Listed entries:
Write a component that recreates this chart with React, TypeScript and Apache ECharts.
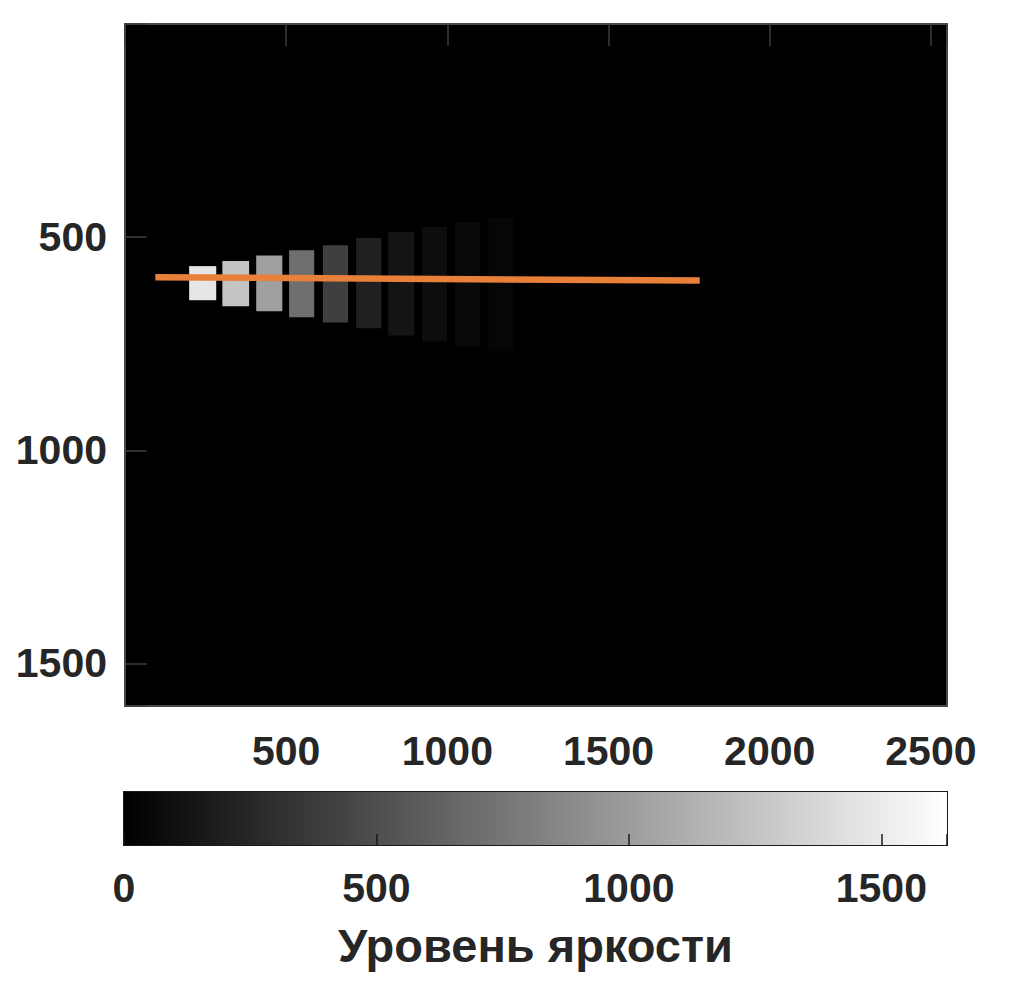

==

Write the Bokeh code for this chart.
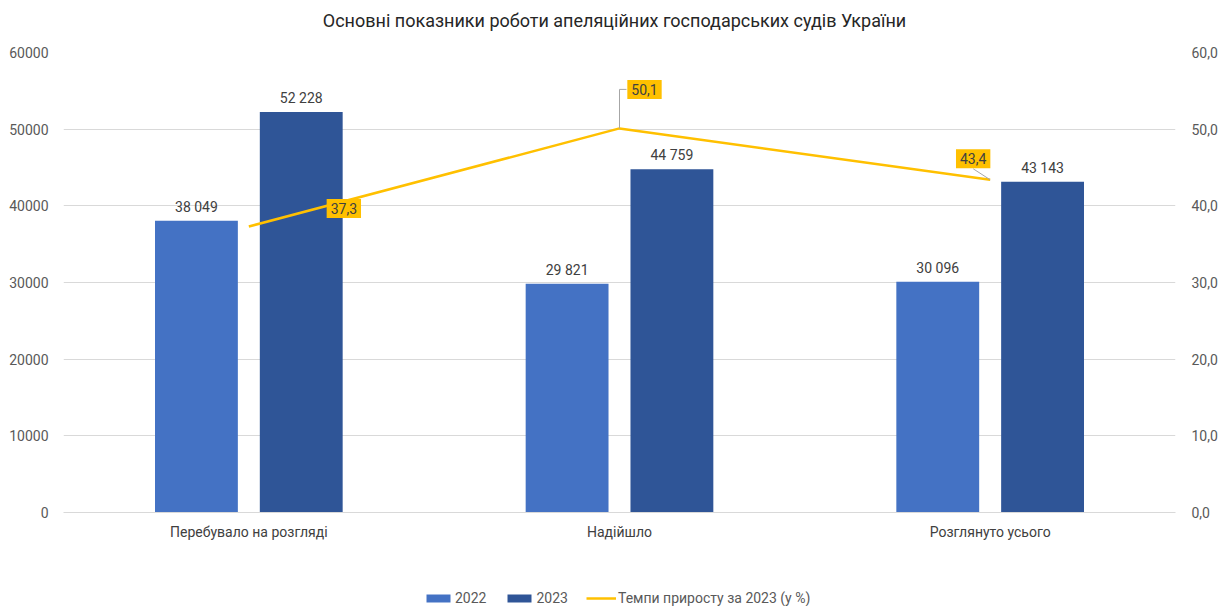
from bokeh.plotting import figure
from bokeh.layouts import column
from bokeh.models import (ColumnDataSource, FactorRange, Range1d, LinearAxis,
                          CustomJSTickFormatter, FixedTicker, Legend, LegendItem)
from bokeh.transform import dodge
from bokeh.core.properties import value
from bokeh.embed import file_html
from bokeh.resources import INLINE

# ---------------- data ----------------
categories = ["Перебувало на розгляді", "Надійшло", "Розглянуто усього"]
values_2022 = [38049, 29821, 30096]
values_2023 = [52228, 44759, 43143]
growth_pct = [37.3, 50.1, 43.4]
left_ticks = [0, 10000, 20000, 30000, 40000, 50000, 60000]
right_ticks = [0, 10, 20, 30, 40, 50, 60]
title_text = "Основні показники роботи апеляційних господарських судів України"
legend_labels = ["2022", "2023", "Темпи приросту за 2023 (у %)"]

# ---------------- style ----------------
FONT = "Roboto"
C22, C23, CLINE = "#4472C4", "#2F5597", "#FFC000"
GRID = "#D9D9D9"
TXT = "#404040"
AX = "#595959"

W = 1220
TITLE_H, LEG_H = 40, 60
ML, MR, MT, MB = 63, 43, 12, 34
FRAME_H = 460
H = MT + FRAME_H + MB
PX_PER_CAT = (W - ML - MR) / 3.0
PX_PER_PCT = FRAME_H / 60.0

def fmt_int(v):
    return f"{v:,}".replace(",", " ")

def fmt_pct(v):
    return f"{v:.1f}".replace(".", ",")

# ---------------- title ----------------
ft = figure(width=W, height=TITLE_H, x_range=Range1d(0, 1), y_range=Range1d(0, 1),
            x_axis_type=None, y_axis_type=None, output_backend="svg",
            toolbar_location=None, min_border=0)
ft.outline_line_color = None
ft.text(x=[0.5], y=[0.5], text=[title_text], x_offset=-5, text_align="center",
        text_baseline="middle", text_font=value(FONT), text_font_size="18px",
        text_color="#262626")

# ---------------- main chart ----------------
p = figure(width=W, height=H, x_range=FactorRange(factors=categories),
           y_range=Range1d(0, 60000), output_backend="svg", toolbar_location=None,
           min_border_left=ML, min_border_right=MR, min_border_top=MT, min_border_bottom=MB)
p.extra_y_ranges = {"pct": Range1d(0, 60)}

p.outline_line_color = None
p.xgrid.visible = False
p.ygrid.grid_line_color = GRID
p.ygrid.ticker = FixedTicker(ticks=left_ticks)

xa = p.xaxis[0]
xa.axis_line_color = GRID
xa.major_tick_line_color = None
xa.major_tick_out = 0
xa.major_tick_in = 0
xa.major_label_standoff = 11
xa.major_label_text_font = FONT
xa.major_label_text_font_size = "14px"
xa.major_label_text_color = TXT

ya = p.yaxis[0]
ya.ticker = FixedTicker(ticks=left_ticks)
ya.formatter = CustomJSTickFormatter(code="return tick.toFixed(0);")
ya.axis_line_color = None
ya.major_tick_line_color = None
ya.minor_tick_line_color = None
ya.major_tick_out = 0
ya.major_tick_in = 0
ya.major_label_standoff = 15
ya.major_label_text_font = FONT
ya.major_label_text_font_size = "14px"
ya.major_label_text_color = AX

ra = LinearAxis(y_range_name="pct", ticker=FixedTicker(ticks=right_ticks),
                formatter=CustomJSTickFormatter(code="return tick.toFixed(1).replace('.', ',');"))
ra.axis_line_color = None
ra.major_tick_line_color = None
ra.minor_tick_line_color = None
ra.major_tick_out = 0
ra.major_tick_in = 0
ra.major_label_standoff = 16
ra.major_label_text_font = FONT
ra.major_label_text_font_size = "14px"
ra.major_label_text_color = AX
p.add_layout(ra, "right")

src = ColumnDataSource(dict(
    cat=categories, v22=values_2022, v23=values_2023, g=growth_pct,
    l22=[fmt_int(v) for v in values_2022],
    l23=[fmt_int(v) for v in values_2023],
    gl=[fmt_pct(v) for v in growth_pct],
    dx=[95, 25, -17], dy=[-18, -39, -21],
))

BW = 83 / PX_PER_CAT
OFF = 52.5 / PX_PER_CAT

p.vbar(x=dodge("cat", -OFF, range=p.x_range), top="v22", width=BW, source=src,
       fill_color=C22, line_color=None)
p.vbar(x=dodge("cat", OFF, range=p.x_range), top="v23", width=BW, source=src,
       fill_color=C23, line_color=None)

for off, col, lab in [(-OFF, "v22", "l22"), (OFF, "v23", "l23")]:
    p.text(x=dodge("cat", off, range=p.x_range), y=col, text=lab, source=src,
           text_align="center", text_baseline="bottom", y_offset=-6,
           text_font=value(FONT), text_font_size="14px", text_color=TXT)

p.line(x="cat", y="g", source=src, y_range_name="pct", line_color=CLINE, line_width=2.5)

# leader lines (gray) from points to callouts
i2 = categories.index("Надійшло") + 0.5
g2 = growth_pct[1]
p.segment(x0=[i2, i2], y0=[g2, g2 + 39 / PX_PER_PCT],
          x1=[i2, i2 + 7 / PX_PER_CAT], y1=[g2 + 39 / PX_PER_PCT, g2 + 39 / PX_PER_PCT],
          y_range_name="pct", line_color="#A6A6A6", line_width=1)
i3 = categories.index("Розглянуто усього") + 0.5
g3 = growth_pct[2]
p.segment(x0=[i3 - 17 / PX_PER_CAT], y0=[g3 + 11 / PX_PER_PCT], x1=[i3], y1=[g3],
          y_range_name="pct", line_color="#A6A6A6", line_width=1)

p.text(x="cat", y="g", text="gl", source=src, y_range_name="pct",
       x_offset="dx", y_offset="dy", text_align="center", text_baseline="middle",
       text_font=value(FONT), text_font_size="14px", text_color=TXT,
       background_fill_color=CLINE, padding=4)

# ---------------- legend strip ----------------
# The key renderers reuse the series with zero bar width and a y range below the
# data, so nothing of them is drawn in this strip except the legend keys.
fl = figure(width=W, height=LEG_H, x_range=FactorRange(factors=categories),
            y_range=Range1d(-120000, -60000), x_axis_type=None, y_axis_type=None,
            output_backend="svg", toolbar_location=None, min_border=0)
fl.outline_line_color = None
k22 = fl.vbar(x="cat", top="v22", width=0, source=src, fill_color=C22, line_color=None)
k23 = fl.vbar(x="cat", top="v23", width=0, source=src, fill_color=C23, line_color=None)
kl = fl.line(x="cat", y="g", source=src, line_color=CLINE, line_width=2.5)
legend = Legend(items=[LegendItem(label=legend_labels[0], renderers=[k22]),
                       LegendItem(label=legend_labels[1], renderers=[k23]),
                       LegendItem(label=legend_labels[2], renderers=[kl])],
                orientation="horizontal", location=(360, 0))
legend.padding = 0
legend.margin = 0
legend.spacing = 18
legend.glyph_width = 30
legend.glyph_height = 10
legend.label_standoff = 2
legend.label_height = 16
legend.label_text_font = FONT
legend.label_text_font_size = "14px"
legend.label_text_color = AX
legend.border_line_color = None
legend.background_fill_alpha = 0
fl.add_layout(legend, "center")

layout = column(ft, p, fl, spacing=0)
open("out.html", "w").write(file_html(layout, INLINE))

==

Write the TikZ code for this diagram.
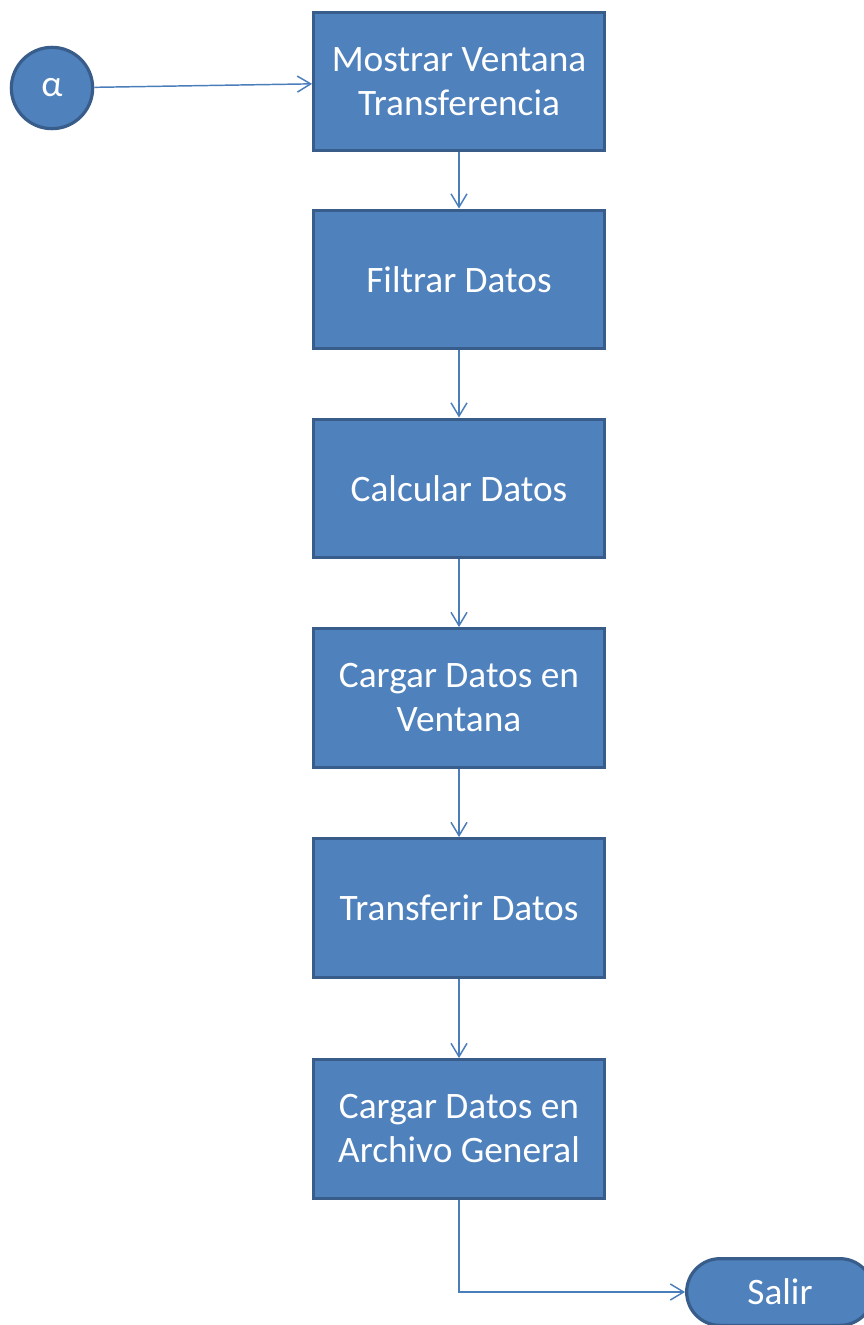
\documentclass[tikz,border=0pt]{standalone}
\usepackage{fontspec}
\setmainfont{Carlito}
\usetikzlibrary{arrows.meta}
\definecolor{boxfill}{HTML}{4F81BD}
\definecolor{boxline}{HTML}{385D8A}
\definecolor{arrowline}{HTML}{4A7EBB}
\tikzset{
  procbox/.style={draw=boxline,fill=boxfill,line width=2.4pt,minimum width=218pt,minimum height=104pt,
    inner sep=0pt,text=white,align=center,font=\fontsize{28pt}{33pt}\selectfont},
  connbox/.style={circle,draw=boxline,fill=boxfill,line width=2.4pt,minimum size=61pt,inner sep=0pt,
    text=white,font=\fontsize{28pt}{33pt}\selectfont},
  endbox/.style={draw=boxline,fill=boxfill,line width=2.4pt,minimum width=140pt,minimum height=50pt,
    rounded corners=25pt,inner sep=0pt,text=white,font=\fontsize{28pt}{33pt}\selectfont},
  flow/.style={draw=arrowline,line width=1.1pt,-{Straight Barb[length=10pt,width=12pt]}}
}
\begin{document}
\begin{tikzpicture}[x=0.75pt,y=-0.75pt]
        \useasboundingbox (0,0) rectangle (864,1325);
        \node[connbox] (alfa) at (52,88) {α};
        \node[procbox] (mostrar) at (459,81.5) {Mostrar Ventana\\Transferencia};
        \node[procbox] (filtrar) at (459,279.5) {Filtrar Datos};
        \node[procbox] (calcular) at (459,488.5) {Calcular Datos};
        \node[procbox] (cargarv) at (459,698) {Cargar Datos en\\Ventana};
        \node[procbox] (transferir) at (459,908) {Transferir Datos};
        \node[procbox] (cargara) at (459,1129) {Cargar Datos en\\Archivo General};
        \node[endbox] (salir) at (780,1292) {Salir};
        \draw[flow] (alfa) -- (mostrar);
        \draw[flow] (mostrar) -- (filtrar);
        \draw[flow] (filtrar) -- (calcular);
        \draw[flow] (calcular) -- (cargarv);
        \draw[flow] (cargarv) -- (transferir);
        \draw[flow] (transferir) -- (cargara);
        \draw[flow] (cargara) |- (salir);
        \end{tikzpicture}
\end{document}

Given exercise: Reproduce the lines above starting at the one with "Write the Bokeh code for this chart." and ending at the one with "from bokeh.resources import INLINE", both included, exactly and with no pictures.

Task solution:
Write the Bokeh code for this chart.
from bokeh.plotting import figure
from bokeh.layouts import column
from bokeh.models import (ColumnDataSource, FactorRange, Range1d, LinearAxis,
                          CustomJSTickFormatter, FixedTicker, Legend, LegendItem)
from bokeh.transform import dodge
from bokeh.core.properties import value
from bokeh.embed import file_html
from bokeh.resources import INLINE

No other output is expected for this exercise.